TLT - I got long the 20y treasury ETF as ‘sustained period of below-trend growth’ resonated with me. The US20y rates are at a good technical levels for a swing short and the risk-off mode should channel investors into the safe haven the long end is known for. Furthermore, we are now closing the month of Aug, which will drive flows into the market and we have a holiday period with good seasonality around Labour day. I have played this with a long call ratio call spread where I got long the 116$ calls and shorted 2x the amount in the 119$. Expiration is Sep 9 but one might chose a bit of a longer option structure.

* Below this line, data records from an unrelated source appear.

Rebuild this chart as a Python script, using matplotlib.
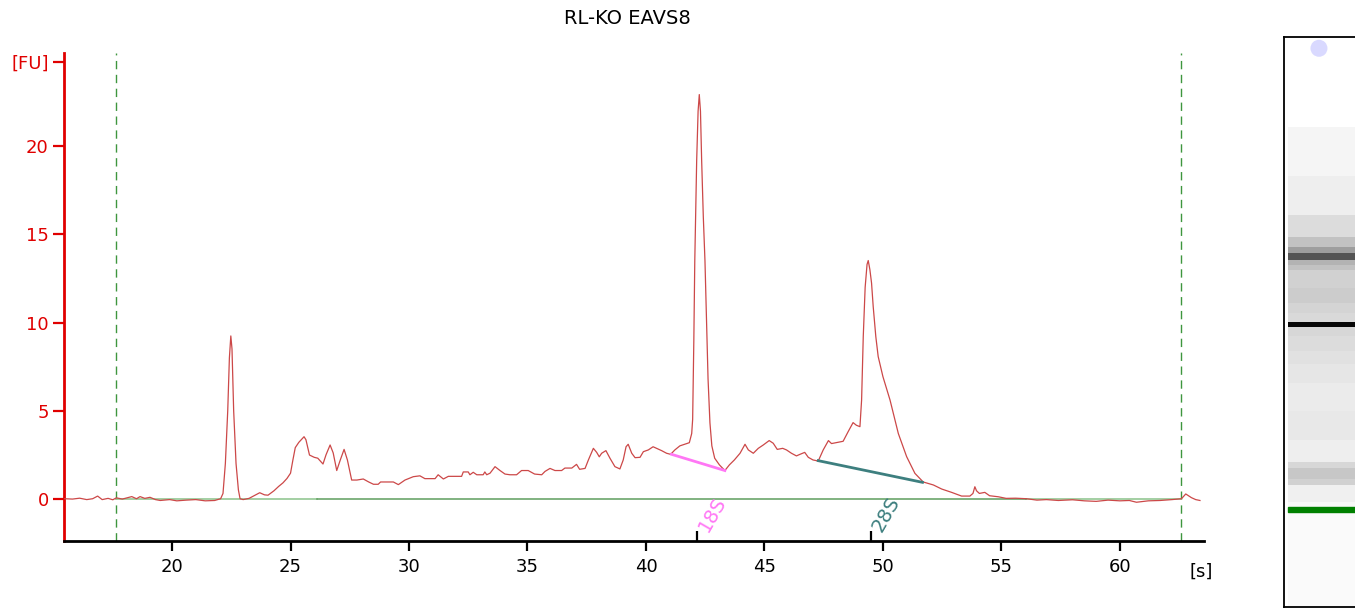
import matplotlib.pyplot as plt
import numpy as np

# electropherogram trace (time [s], fluorescence [FU])
time_s = [15.45, 15.8, 16.1, 16.4, 16.65, 16.86, 17.05, 17.3, 17.5, 17.65, 17.9, 18.3, 18.5, 18.65, 18.85,
          19.07, 19.3, 19.5, 19.9, 20.2, 20.6, 21.0, 21.4, 21.8, 22.05, 22.15, 22.25, 22.35, 22.42, 22.48,
          22.53, 22.6, 22.7, 22.8, 22.87, 23.0, 23.25, 23.5, 23.7, 23.9, 24.05, 24.3, 24.5, 24.68, 24.85,
          25.0, 25.1, 25.2, 25.35, 25.57, 25.65, 25.8, 26.0, 26.15, 26.37, 26.5, 26.67, 26.8, 26.95, 27.1,
          27.26, 27.4, 27.58, 27.8, 28.07, 28.3, 28.5, 28.7, 28.8, 29.0, 29.34, 29.55, 29.83, 30.0, 30.18,
          30.46, 30.67, 31.1, 31.23, 31.45, 31.66, 32.22, 32.29, 32.5, 32.57, 32.71, 32.86, 33.13, 33.2,
          33.28, 33.42, 33.63, 33.84, 34.05, 34.26, 34.54, 34.75, 35.03, 35.3, 35.6, 35.74, 35.95, 36.16,
          36.44, 36.58, 36.87, 37.07, 37.2, 37.43, 37.57, 37.78, 37.92, 38.03, 38.13, 38.31, 38.48, 38.69,
          38.9, 39.04, 39.16, 39.25, 39.4, 39.54, 39.75, 39.89, 40.1, 40.3, 40.45, 40.66, 40.87, 41.04,
          41.22, 41.43, 41.65, 41.83, 41.93, 41.97, 42.02, 42.06, 42.14, 42.2, 42.25, 42.3, 42.35, 42.42,
          42.49, 42.56, 42.62, 42.7, 42.78, 42.9, 43.1, 43.33, 43.52, 43.73, 43.97, 44.18, 44.32, 44.53,
          44.74, 44.95, 45.2, 45.37, 45.54, 45.77, 45.93, 46.14, 46.35, 46.5, 46.7, 46.85, 47.05, 47.27,
          47.48, 47.7, 47.83, 48.1, 48.32, 48.53, 48.74, 48.88, 49.03, 49.1, 49.17, 49.25, 49.33, 49.38,
          49.45, 49.52, 49.59, 49.7, 49.8, 50.0, 50.3, 50.65, 51.0, 51.35, 51.7, 52.13, 52.48, 52.9, 53.32,
          53.67, 53.8, 53.88, 53.95, 54.07, 54.3, 54.5, 54.87, 55.2, 55.6, 56.06, 56.5, 56.9, 57.4, 58.0,
          58.5, 59.0, 59.5, 60.0, 60.4, 60.7, 61.2, 61.7, 62.2, 62.6, 62.78, 63.02, 63.2, 63.38]
fu = [0.0, -0.02, 0.03, -0.05, 0.0, 0.15, -0.05, 0.02, -0.06, 0.05, -0.02, 0.12, 0.0, 0.12, 0.02,
      0.08, -0.05, -0.1, -0.05, -0.12, -0.08, -0.05, -0.12, -0.1, 0.0, 0.3, 2.0, 5.0, 8.0, 9.24,
      8.5, 5.0, 2.0, 0.5, 0.0, -0.05, 0.02, 0.2, 0.34, 0.22, 0.2, 0.45, 0.7, 0.9, 1.15,
      1.45, 2.2, 2.9, 3.2, 3.52, 3.35, 2.48, 2.35, 2.3, 1.97, 2.5, 3.05, 2.6, 1.6, 2.2,
      2.8, 2.2, 1.06, 1.06, 1.12, 0.95, 0.82, 0.82, 0.95, 0.95, 0.95, 0.8, 1.06, 1.15, 1.25,
      1.3, 1.14, 1.14, 1.36, 1.12, 1.27, 1.27, 1.52, 1.52, 1.36, 1.5, 1.36, 1.36, 1.52,
      1.36, 1.45, 1.82, 1.6, 1.4, 1.36, 1.36, 1.6, 1.6, 1.4, 1.36, 1.55, 1.72, 1.6,
      1.6, 1.74, 1.74, 1.95, 1.67, 1.72, 2.2, 2.86, 2.63, 2.38, 2.58, 2.73, 2.3, 1.82,
      1.69, 2.2, 2.95, 3.09, 2.58, 2.33, 2.35, 2.67, 2.77, 2.95, 2.86, 2.73, 2.58, 2.52,
      2.77, 3.0, 3.1, 3.18, 3.7, 4.5, 9.0, 13.5, 19.2, 22.0, 22.94, 22.0, 19.2, 16.0,
      13.5, 10.0, 6.8, 4.3, 3.0, 2.3, 1.92, 1.6, 1.92, 2.2, 2.58, 3.09, 2.77, 2.58,
      2.86, 3.05, 3.3, 3.15, 2.8, 2.86, 2.77, 2.58, 2.43, 2.52, 2.63, 2.35, 2.2, 2.14,
      2.77, 3.3, 3.13, 3.2, 3.26, 3.8, 4.32, 4.17, 4.09, 5.6, 9.2, 12.0, 13.3, 13.52,
      13.0, 12.24, 10.9, 9.2, 8.07, 6.93, 5.6, 3.7, 2.39, 1.44, 0.95, 0.78, 0.55, 0.36, 0.15,
      0.15, 0.3, 0.68, 0.45, 0.3, 0.36, 0.17, 0.11, 0.02, 0.03, 0.0, -0.08, -0.05, -0.1, -0.06,
      -0.12, -0.15, -0.08, -0.12, -0.1, -0.2, -0.12, -0.1, -0.05, 0.0, 0.27, 0.06, -0.05, -0.1]

# analysis window and peak annotations
window = [17.65, 62.6]
baseline_light = [[17.65, 26.1], [56.05, 62.6]]
baseline_dark = [26.1, 56.05]
peak_names = ['18S', '28S']
peak_times = [42.14, 49.48]
peak_label_pos = [(42.8, -0.85), (50.15, -0.85)]
peak_colors = ['#FF77F5', '#3D7F7F']
peak_base_x = [[41.08, 43.33], [47.27, 51.67]]
peak_base_y = [[2.52, 1.6], [2.16, 0.93]]

xticks = [20, 25, 30, 35, 40, 45, 50, 55, 60]
yticks = [0, 5, 10, 15, 20, 24.8]
ytick_labels = ['0', '5', '10', '15', '20', '[FU]']

# gel lane: band edges in migration time [s] and gray level of each band
gel_edges = [12.2, 22.2, 22.8, 23.4, 25.2, 25.8, 27.0, 27.6, 30.0, 33.0, 36.0, 38.0, 39.4, 41.0, 42.0,
             42.5, 43.5, 44.5, 46.1, 48.0, 48.6, 49.1, 49.8, 50.5, 51.5, 53.9, 58.0, 63.2, 72.8]
gel_gray = [0.98, 0.98, 0.97, 0.94, 0.82, 0.78, 0.84, 0.93, 0.91, 0.92, 0.9, 0.88, 0.86, 0.84,
            0.03, 0.85, 0.83, 0.8, 0.82, 0.76, 0.7, 0.33, 0.62, 0.76, 0.86, 0.93, 0.96, 1.0]
marker_band = [22.25, 22.8]
top_dot_time = 71.6

RED = '#E00000'

fig = plt.figure(figsize=(13.55, 6.09), dpi=100)
ax = fig.add_axes([64 / 1355, 68 / 609, 1140 / 1355, 488 / 609])

ax.plot(time_s, fu, color='#CC4848', lw=0.9, zorder=3)
for seg in baseline_light:
    ax.plot(seg, [0, 0], color='#9CCB9C', lw=1.3, zorder=2)
ax.plot(baseline_dark, [0, 0], color='#5E9E5E', lw=1.1, zorder=2)
for w in window:
    ax.axvline(w, color='#3E963E', lw=1, ls=(0, (6, 4)), zorder=1)

for name, bx, by, pos, c in zip(peak_names, peak_base_x, peak_base_y, peak_label_pos, peak_colors):
    ax.plot(bx, by, color=c, lw=2, zorder=4)
    ax.text(pos[0], pos[1], name, color=c, fontsize=14, rotation=60,
            ha='center', va='center')

ax.set_xlim(15.44, 63.55)
ax.set_ylim(-2.4, 25.3)
ax.set_xticks(xticks)
ax.set_xticks(peak_times, minor=True)
ax.set_yticks(yticks)
ax.set_yticklabels(ytick_labels)

ax.spines['top'].set_visible(False)
ax.spines['right'].set_visible(False)
ax.spines['left'].set_color(RED)
ax.spines['left'].set_linewidth(2)
ax.spines['bottom'].set_linewidth(2)
ax.tick_params(axis='x', which='major', length=7, width=1.6, pad=5, labelsize=13)
ax.tick_params(axis='x', which='minor', direction='in', length=7, width=1.6)
ax.tick_params(axis='y', length=8, width=1.6, pad=3, labelsize=13, colors=RED)
ax.text(63.45, -0.064, '[s]', transform=ax.get_xaxis_transform(), fontsize=13,
        ha='center', va='center')

fig.text(0.463, 1 - 19 / 609, 'RL-KO EAVS8', fontsize=14, ha='center', va='center')

# gel image
gax = fig.add_axes([1284 / 1355, 2 / 609, 76 / 1355, 570 / 609])
gray_grid = np.array(gel_gray).reshape(-1, 1)
gax.pcolormesh([0.05, 1.0], gel_edges, gray_grid, cmap='gray', vmin=0, vmax=1, shading='flat')
gax.axhspan(marker_band[0], marker_band[1], xmin=0.05, xmax=1.0, color='#008000')
gax.scatter([0.46], [top_dot_time], s=150, marker='o', color='#D9D9FF', edgecolors='none')
gax.set_xlim(0, 1)
gax.set_ylim(gel_edges[0], gel_edges[-1])
gax.set_xticks([])
gax.set_yticks([])
for sp in gax.spines.values():
    sp.set_linewidth(1.3)

fig.savefig('out.png', dpi=100)
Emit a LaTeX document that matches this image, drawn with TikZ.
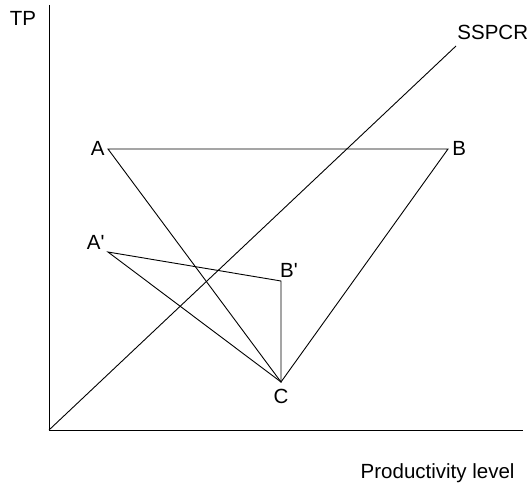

XLE, XME - Hopefully, those will provide a decent entry if the risk-off continues. Price action has been too strong to ignore and their performance during the inflation scare at the beginning 2022 tell me they will be used for a hideout once again. Unfortunately, XLE has run a bit too far for me to get really comfortable going with it, but XME provides a decent shot. One might narrow it down to steel or copper equities as the gold miners are likely to find new lows. Copper, surprisingly, has been fighting its way higher despite a strong dollar prior to Friday at least.
Current positions
We are short AMD, TSLA, QQQ, BBBY, long TLT and CL (USO).
AMD - I have discussed previously about the combination of weak price action and fundamental news coming from the sector which led me to take a short in AMD. I am short through a Sep 30 put spread $90-80. Unfortunately, only we know how much damage I have done to the trade by micromanaging it. NVDA had horrible earnings on Thursday and gapped lower pre-market only to be bought with force during the session. I certainly did not like that as it speaks for positioning in the sector while also being the classic sell the rumor buy the news event (NVDA had an earnings warning before the actual earnings). SPX also got bid from good support closing strongly on Thursday evening. All of this made me decrease my size in the trade (and not for the first time). Some profit was taken on Friday and a small portion was left.
QQQ - still in the Sep 30 $310-295-280 long put fly that I got several weeks ago. Got some hope for this one as we are entering within the strikes on what was a very OTM option structure with a nearing expiration. I certainly do hope that the megacaps continue the price action from Friday.
TSLA - so far so good with the event driven trade. Since the split the stock is down c. 3%. On Thursday it showed relative weakness which I liked a lot but Friday it got some bidding at what appears to be support near the 285 - 288 area. Despite the mediocre move I did took off a third of the trade as the Sep 9 put spead $283 - 275 has some theta burn given its close expiration.
BBBY - When entering this one on the short side, we definitely did not expect that it will take only 3 days for it to drop from 30$ back to $10. We chose a much longer trade structure with a Nov long put ratio spread $11 - 7. And now that we are within the strikes with so much time left, best course of action is to wait as time is on our side.
CL - the Feb 23 long call fly $130 - 160 - 180 is an expression of the view of what might happen to oil following what we saw happening in natural gas. Just when everyone thought the nat gas trade is over it came back with full force. No need to discuss fundamentals in oil, production constraints have been chewed in length many times by experts on the field in twitter. The chart looks decent consolidating on the sma50 on the weekly timeframe. It is to be noted that gasoline did very poorly on Friday. Hope oil does not follow suit.
Conclusion
We have experienced in my opinion a substantial change in sentiment following a firmer than expected hawkish speech by Powell on Friday. Fridays that end on the close with such a catalyst do not come with good expectations for Monday morning to say the least. If not already short, one might look at long dated treasuries to catch a safe haven bid.